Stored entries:
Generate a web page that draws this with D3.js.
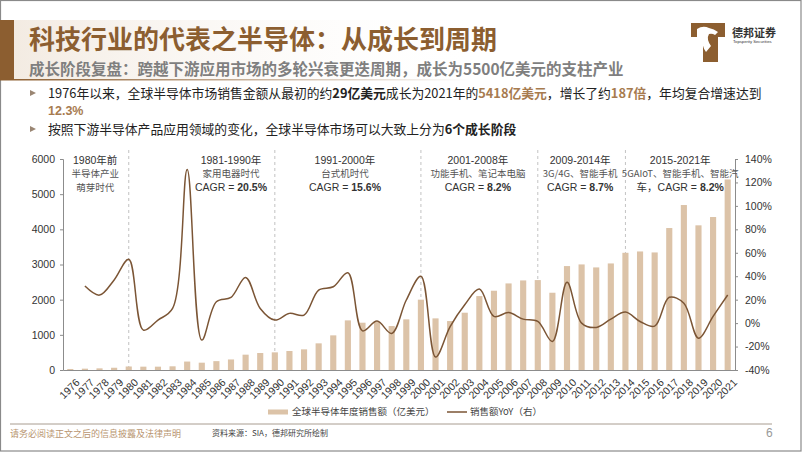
<!DOCTYPE html>
<html><head><meta charset="utf-8">
<script src="https://cdn.jsdelivr.net/npm/d3@7"></script>
<style>body{margin:0;background:#fff}svg{display:block}</style>
</head><body>
<svg id="c" width="802" height="452"></svg>
<script>
const years = ["1976","1977","1978","1979","1980","1981","1982","1983","1984","1985","1986","1987","1988","1989","1990","1991","1992","1993","1994","1995","1996","1997","1998","1999","2000","2001","2002","2003","2004","2005","2006","2007","2008","2009","2010","2011","2012","2013","2014","2015","2016","2017","2018","2019","2020","2021"];
const sales = [29,38,47,64,100,95,95,105,240,208, 252,300,436,483,502,540,587,758,985,1411, 1345,1375,1250,1440,2000,1468,1392,1629,2102,2254, 2462,2547,2557,2197,2955,3002,2917,3030,3333,3371, 3343,4037,4691,4114,4350,5418];
const yoy = [null,31.6,23.9,36.8,54.4,-6,2.6,12.5,131,-14.5, 18.2,21.9,39,12.5,2.6,8.3,6.8,28.2,31,43, -6.6,1.7,-8.8,19.7,40,-29,-3,15.7,29,5.7, 9,3.4,1.4,-15.7,34.9,0,-3.7,3.4,9.4,1.4, -2.6,22,17,-12.9,5.7,24];
const leftTicks = [0,1000,2000,3000,4000,5000,6000];
const rightTicks = [-40,-20,0,20,40,60,80,100,120,140];
const eraBreaks = ["1980","1990","2000","2008","2014"];
const eras = [
  {l1:"1980年前", l2:"半导体产业", l3:"萌芽时代", cagr:null},
  {l1:"1981-1990年", l2:"家用电器时代", l3:"CAGR = ", cagr:"20.5%"},
  {l1:"1991-2000年", l2:"台式机时代", l3:"CAGR = ", cagr:"15.6%"},
  {l1:"2001-2008年", l2:"功能手机、笔记本电脑", l3:"CAGR = ", cagr:"8.2%"},
  {l1:"2009-2014年", l2:"3G/4G、智能手机", l3:"CAGR = ", cagr:"8.7%"},
  {l1:"2015-2021年", l2:"5GAIoT、智能手机、智能汽", l3:"车，CAGR = ", cagr:"8.2%"}
];
const legendLabels = ["全球半导体年度销售额（亿美元）","销售额YoY（右）"];

const svg = d3.select("#c");
const CJK = "'Noto Sans CJK SC','Noto Sans',sans-serif";
const SANS = "'Liberation Sans',Arial,'Noto Sans CJK SC',sans-serif";
const BROWN = "#8c5e30", BAR = "#dcc3a8", LINE = "#7b5535", GOLD = "#a77b4f";

// page border
svg.append("rect").attr("x",0.5).attr("y",0.5).attr("width",800.5).attr("height",450.5).attr("fill","none").attr("stroke","#8a8a8a").attr("stroke-width",1.2);

// header
const defs = svg.append("defs");
const g1 = defs.append("linearGradient").attr("id","hb").attr("x1","0").attr("x2","1");
g1.append("stop").attr("offset","0").attr("stop-color","#f3ebe2");
g1.append("stop").attr("offset","1").attr("stop-color","#ffffff").attr("stop-opacity",0);
const g2 = defs.append("linearGradient").attr("id","hl").attr("x1","0").attr("x2","1");
g2.append("stop").attr("offset","0").attr("stop-color","#8c5e30");
g2.append("stop").attr("offset","1").attr("stop-color","#8c5e30").attr("stop-opacity",0);
svg.append("rect").attr("x",14).attr("y",20).attr("width",480).attr("height",60).attr("fill","url(#hb)");
svg.append("rect").attr("x",0).attr("y",20).attr("width",14).attr("height",60).attr("fill","#8c5e30");
svg.append("rect").attr("x",0).attr("y",79).attr("width",470).attr("height",1.5).attr("fill","url(#hl)");
svg.append("text").attr("x",29).attr("y",49).attr("font-family",CJK).attr("font-weight","bold").attr("font-size",26).attr("fill",BROWN).text("科技行业的代表之半导体：从成长到周期");
svg.append("text").attr("x",29).attr("y",75).attr("font-family",CJK).attr("font-weight","bold").attr("font-size",15.5).attr("fill","#7f7f7f").text("成长阶段复盘：跨越下游应用市场的多轮兴衰更迭周期，成长为5500亿美元的支柱产业");

// logo
const lg = svg.append("g");
lg.append("path").attr("d","M691,23 H725 V37 H718 V62 H703 V37 H691 Z").attr("fill","#8c5e30");
lg.append("path").attr("d","M697,29 q6,-4 12,-1 q5,1 9,4 l-3,3 q-3,-2 -6,-1 q-3,5 2,12 l-5,6 q-5,-7 -3,-14 q-4,1 -6,-1 Z").attr("fill","#fff");
lg.append("text").attr("x",732).attr("y",37).attr("font-family",CJK).attr("font-weight","bold").attr("font-size",11).attr("fill","#333").text("德邦证券");
lg.append("text").attr("x",733).attr("y",43).attr("font-family",SANS).attr("font-size",4.2).attr("fill","#333").text("Topsperity Securities");

// bullets
function bullet(y){ svg.append("path").attr("d",`M30,${y-4} L36,${y-1} L30,${y+2} Z`).attr("fill","#9a8673"); }
bullet(94); bullet(130);
const t1 = svg.append("text").attr("x",48).attr("y",98).attr("font-family",CJK).attr("font-size",12.8).attr("fill","#222");
const segs1 = [["1976年以来，全球半导体市场销售金额从最初的约",null],["29亿美元","b"],["成长为2021年的",null],["5418亿美元","g"],["，增长了约",null],["187倍","g"],["，年均复合增速达到",null]];
segs1.forEach(s=>{ const ts=t1.append("tspan").text(s[0]); if(s[1]==="b") ts.attr("font-weight","bold"); if(s[1]==="g") ts.attr("fill",GOLD).attr("font-weight","bold"); });
svg.append("text").attr("x",48).attr("y",115).attr("font-family",SANS).attr("font-size",12.5).attr("font-weight","bold").attr("fill",GOLD).text("12.3%");
const t2 = svg.append("text").attr("x",48).attr("y",134).attr("font-family",CJK).attr("font-size",12.8).attr("fill","#222");
t2.append("tspan").text("按照下游半导体产品应用领域的变化，全球半导体市场可以大致上分为");
t2.append("tspan").attr("font-weight","bold").text("6个成长阶段");

// chart
const L = 63, R = 735, T = 159, B = 370;
const x = d3.scaleBand().domain(years).range([L,R]).paddingInner(0.58).paddingOuter(0.29);
const yL = d3.scaleLinear().domain([0,6000]).range([B,T]);
const yR = d3.scaleLinear().domain([-40,140]).range([B,T]);
const cx = i => x(years[i]) + x.bandwidth()/2;

// era dashed lines
svg.append("g").selectAll("line").data(eraBreaks).join("line")
  .attr("x1",d=>x(d)+x.bandwidth()/2).attr("x2",d=>x(d)+x.bandwidth()/2)
  .attr("y1",150).attr("y2",B).attr("stroke","#b3b3b3").attr("stroke-width",0.8).attr("stroke-dasharray","3,3");

// bars
svg.append("g").selectAll("rect").data(sales).join("rect")
  .attr("x",(d,i)=>x(years[i])).attr("width",x.bandwidth())
  .attr("y",d=>yL(d)).attr("height",d=>B-yL(d)).attr("fill",BAR);

// line
const line = d3.line().defined(d=>d[1]!==null).x(d=>cx(d[0])).y(d=>yR(d[1])).curve(d3.curveCatmullRom.alpha(0.5));
svg.append("path").datum(yoy.map((v,i)=>[i,v])).attr("d",line).attr("fill","none").attr("stroke",LINE).attr("stroke-width",1.5);

// axes
const axL = svg.append("g").attr("transform",`translate(${L},0)`).call(d3.axisLeft(yL).tickValues(leftTicks).tickSize(3).tickPadding(5).tickFormat(d3.format("d")));
const axR = svg.append("g").attr("transform",`translate(${R},0)`).call(d3.axisRight(yR).tickValues(rightTicks).tickSize(3).tickPadding(7).tickFormat(d=>d+"%"));
const axB = svg.append("g").attr("transform",`translate(0,${B})`).call(d3.axisBottom(x).tickSize(0).tickPadding(4));
[axL,axR,axB].forEach(a=>{
  a.selectAll("path.domain").attr("stroke","#8c8c8c");
  a.selectAll(".tick line").attr("stroke","#8c8c8c");
  a.selectAll("text").attr("font-family",SANS).attr("font-size",10.5).attr("fill","#333");
});
axB.selectAll("text").attr("font-size",10.5).attr("text-anchor","end").attr("dy","0.3em")
  .attr("transform","translate(5,8) rotate(-45)");

// era annotations
const eraPos = [1.7, 11, 18.8, 27.9, 34.9, 41.75];
eras.forEach((e,k)=>{
  const px = L + x.step()*x.paddingOuter() + x.step()*eraPos[k] + x.bandwidth()/2;
  const g = svg.append("g").attr("text-anchor","middle").attr("fill","#333");
  g.append("text").attr("x",px).attr("y",164).attr("font-family",SANS).attr("font-size",10.5).text(e.l1);
  g.append("text").attr("x",px).attr("y",177).attr("font-family",CJK).attr("font-size",9.5).attr("fill","#555").text(e.l2);
  const t = g.append("text").attr("x",px).attr("y",191).attr("font-family",SANS).attr("font-size",10.5);
  if(e.cagr){ t.append("tspan").text(e.l3); t.append("tspan").attr("font-weight","bold").text(e.cagr); }
  else { t.attr("font-family",CJK).attr("font-size",9.5).attr("fill","#555").text(e.l3); }
});

// legend
svg.append("rect").attr("x",268).attr("y",409.5).attr("width",20).attr("height",5).attr("fill",BAR);
svg.append("text").attr("x",292).attr("y",415).attr("font-family",CJK).attr("font-size",9.5).attr("fill","#444").text(legendLabels[0]);
svg.append("line").attr("x1",447).attr("x2",467).attr("y1",412).attr("y2",412).attr("stroke",LINE).attr("stroke-width",1.5);
svg.append("text").attr("x",470).attr("y",415).attr("font-family",CJK).attr("font-size",9.5).attr("fill","#444").text(legendLabels[1]);

// footer
svg.append("line").attr("x1",10).attr("x2",772).attr("y1",424).attr("y2",424).attr("stroke","#a89c90").attr("stroke-width",1);
svg.append("text").attr("x",10).attr("y",437).attr("font-family",CJK).attr("font-size",9).attr("fill","#b89570").text("请务必阅读正文之后的信息披露及法律声明");
svg.append("text").attr("x",212).attr("y",436).attr("font-family",CJK).attr("font-size",8).attr("fill","#444").text("资料来源：SIA，德邦研究所绘制");
svg.append("text").attr("x",766).attr("y",437).attr("font-family",SANS).attr("font-size",12).attr("fill","#999").text("6");
</script>
</body></html>
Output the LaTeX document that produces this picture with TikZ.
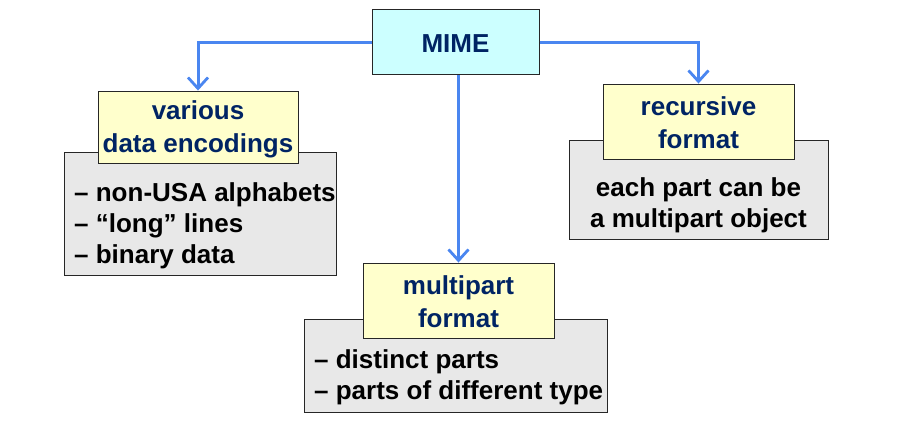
\documentclass[tikz,border=0pt]{standalone}
\usepackage{fontspec}
\setmainfont{Liberation Sans}
\usetikzlibrary{arrows.meta}
\definecolor{navytext}{RGB}{0,36,100}
\definecolor{linkblue}{RGB}{74,134,240}
\definecolor{boxcyan}{RGB}{204,255,255}
\definecolor{boxyellow}{RGB}{255,255,204}
\definecolor{boxgrey}{RGB}{232,232,232}
\tikzset{
  topicbox/.style={draw=black!85, line width=0.9pt, fill=boxyellow, inner sep=0pt},
  rootbox/.style={draw=black!85, line width=1pt, fill=boxcyan, inner sep=0pt},
  notebox/.style={draw=black!85, line width=0.9pt, fill=boxgrey, inner sep=0pt},
  titletext/.style={inner sep=0pt, text=navytext, align=center,
    font=\fontsize{26}{33}\selectfont\bfseries},
  bodytext/.style={inner sep=0pt, text=black,
    font=\fontsize{26}{31}\selectfont\bfseries},
  link/.style={draw=linkblue, line width=3pt,
    -{Straight Barb[length=11pt, width=20pt, line width=2.8pt]}}
}
\begin{document}
\begin{tikzpicture}[x=1pt, y=-1pt]
  \useasboundingbox (0,0) rectangle (904,427);

  % root
  \node[rootbox, minimum width=167pt, minimum height=65pt] (mime) at (455.5,42.5) {};
  \node[titletext] (mimet) at (455.5,44) {MIME};

  % left branch: encodings
  \node[notebox, minimum width=272pt, minimum height=123pt] (encn) at (200,213.5) {};
  \node[topicbox, minimum width=200pt, minimum height=72pt] (enc) at (198,127) {};
  \node[titletext] (enct) at (198,129) {various\\data encodings};
  \node[bodytext, anchor=west, align=left] (encb) at (74,226)
    {-- non-USA alphabets\\-- “long” lines\\-- binary data};

  % right branch: recursion
  \node[notebox, minimum width=259pt, minimum height=99pt] (recn) at (698.5,189.5) {};
  \node[topicbox, minimum width=191pt, minimum height=75pt] (rec) at (698.5,121.5) {};
  \node[titletext] (rect) at (698.5,123) {recursive\\format};
  \node[bodytext, align=center] (recb) at (698.5,205) {each part can be\\a multipart object};

  % middle branch: multipart
  \node[notebox, minimum width=303pt, minimum height=93pt] (mpn) at (455.5,365.5) {};
  \node[topicbox, minimum width=191pt, minimum height=75pt] (mp) at (458.5,300.5) {};
  \node[titletext] (mpt) at (458.5,302) {multipart\\format};
  \node[bodytext, anchor=west, align=left] (mpb) at (314,377)
    {-- distinct parts\\-- parts of different type};

  % connectors
  \draw[link] (mime.west) -| (enc.north);
  \draw[link] (mime.east) -| (rec.north);
  \draw[link] (mp.north |- mime.south) -- (mp.north);
\end{tikzpicture}
\end{document}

GIVEN REQUEST
Could you quote, word for word, only the lines from the one containing "Output the LaTeX" through the one containing "(mimet) at (455.5,44)", both included, and leave out any pictures?

SOLVED EXERCISE
Output the LaTeX document that produces this picture with TikZ.
\documentclass[tikz,border=0pt]{standalone}
\usepackage{fontspec}
\setmainfont{Liberation Sans}
\usetikzlibrary{arrows.meta}
\definecolor{navytext}{RGB}{0,36,100}
\definecolor{linkblue}{RGB}{74,134,240}
\definecolor{boxcyan}{RGB}{204,255,255}
\definecolor{boxyellow}{RGB}{255,255,204}
\definecolor{boxgrey}{RGB}{232,232,232}
\tikzset{
  topicbox/.style={draw=black!85, line width=0.9pt, fill=boxyellow, inner sep=0pt},
  rootbox/.style={draw=black!85, line width=1pt, fill=boxcyan, inner sep=0pt},
  notebox/.style={draw=black!85, line width=0.9pt, fill=boxgrey, inner sep=0pt},
  titletext/.style={inner sep=0pt, text=navytext, align=center,
    font=\fontsize{26}{33}\selectfont\bfseries},
  bodytext/.style={inner sep=0pt, text=black,
    font=\fontsize{26}{31}\selectfont\bfseries},
  link/.style={draw=linkblue, line width=3pt,
    -{Straight Barb[length=11pt, width=20pt, line width=2.8pt]}}
}
\begin{document}
\begin{tikzpicture}[x=1pt, y=-1pt]
  \useasboundingbox (0,0) rectangle (904,427);

  % root
  \node[rootbox, minimum width=167pt, minimum height=65pt] (mime) at (455.5,42.5) {};
  \node[titletext] (mimet) at (455.5,44) {MIME};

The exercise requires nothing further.